Elezioni in Israele, Netanyahu in testa
Elvira Ragosta – Città del Vaticano
A scrutinio non ancora completo, i dati parlano di 36 seggi al Likud di Benjuamin Netanyahu e 32 a Blu e Bianco di Benny Gantz. E se Netanyahu ha già avviato questa mattina contatti per un nuovo governo, il leader del partito centrista Gantz attende i risultati definitivi e aggiunge: "Valuteremo la strada da prendere e rispetteremo la decisione degli elettori". Benjamin Netanyahu l’ha definita la più grande vittoria della sua vita. "E' stata una grande vittoria per la destra, ma prima di tutto e soprattutto - ha detto - una vittoria per noi uomini del Likud".
L’analisi del voto
Per Maria Granzia Enardu, docente di Relazioni internazionali all’Università di Firenze, Netanyahu ha sicuramente avuto un successo personale: “Ha aumentato i suoi seggi, però è rimasto esattamente dov’era da circa un anno, cioè non riesce ad avere una maggioranza, anche minima, e la ragione non è solo l’opposizione del partito del generale Gantz, ma soprattutto che a destra gli ha negato il consenso da oltre un anno Lieberman, che è suo acerrimo nemico”. Per Israele, quelle di ieri sono state le terze elezioni in un anno. Alto il dato dell’affluenza che ha visto la partecipazione del 71% degli elettori. Un elemento nuovo che emerge da queste consultazioni, secondo la professoressa Enardu, riguarda la lista araba, che è cresciuta di ben 15 seggi e che però ha eroso spazio alla sinistra. “A destra di Netanyahu – aggiunge – i partiti minori hanno avuto anch’essi una riduzione dei seggi, cioè, c’è stata una sorta di cannibalizzazione da parte dei partiti maggiori".

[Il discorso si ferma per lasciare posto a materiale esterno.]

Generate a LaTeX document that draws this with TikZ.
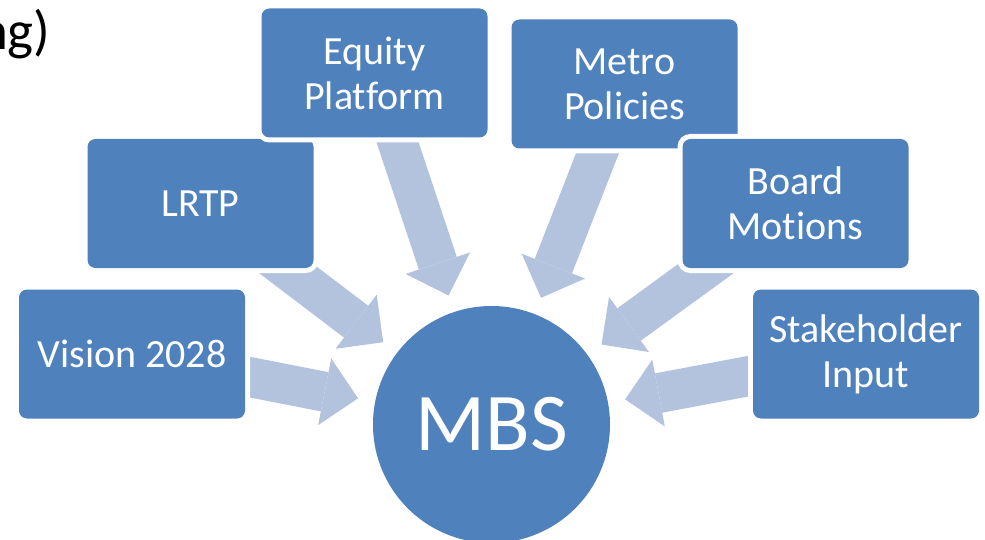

Le reazioni dura dei palestinesi
E’ arrivata via twitter la reazione del Segretario generale dell'Olp, l'Organizzazione per la liberazione della Palestina, Saeb Erekat, che ha commentato così il risultato di Netanyahu: ''Hanno vinto gli insediamenti, l'annessione e l'apartheid''. Per Erekat, la campagna del Likud "è stata sulla continuazione dell'occupazione e del conflitto". In mattinata è giunta anche la dichiarazione del portavoce di Hamas, Fawzi Barhum, secondo cui la fisionomia di un nuovo esecutivo israeliano non influenzerà in alcun caso la lotta contro la occupazione e la volontà di resistenza del popolo palestinese. Riguardo a come questo risultato si innesta nel Piano di pace per il Medio oriente presentato dal presidente statunitense Trump lo scorso gennaio, per la professoressa Enardu quello di Trump non è un vero piano di pace: Trump voleva una grande iniziativa che portasse il suo nome. Naturalmente Netanyhau può dire che quella è la base su cui si discute, una base forte per Israele, e se i palestinesi non cedono non si va avanti di un millimetro. Questa è la paralisi. Paralisi dei negoziati e paralisi all’interno di Israele, dove non hanno un governo e non lo avranno presto”.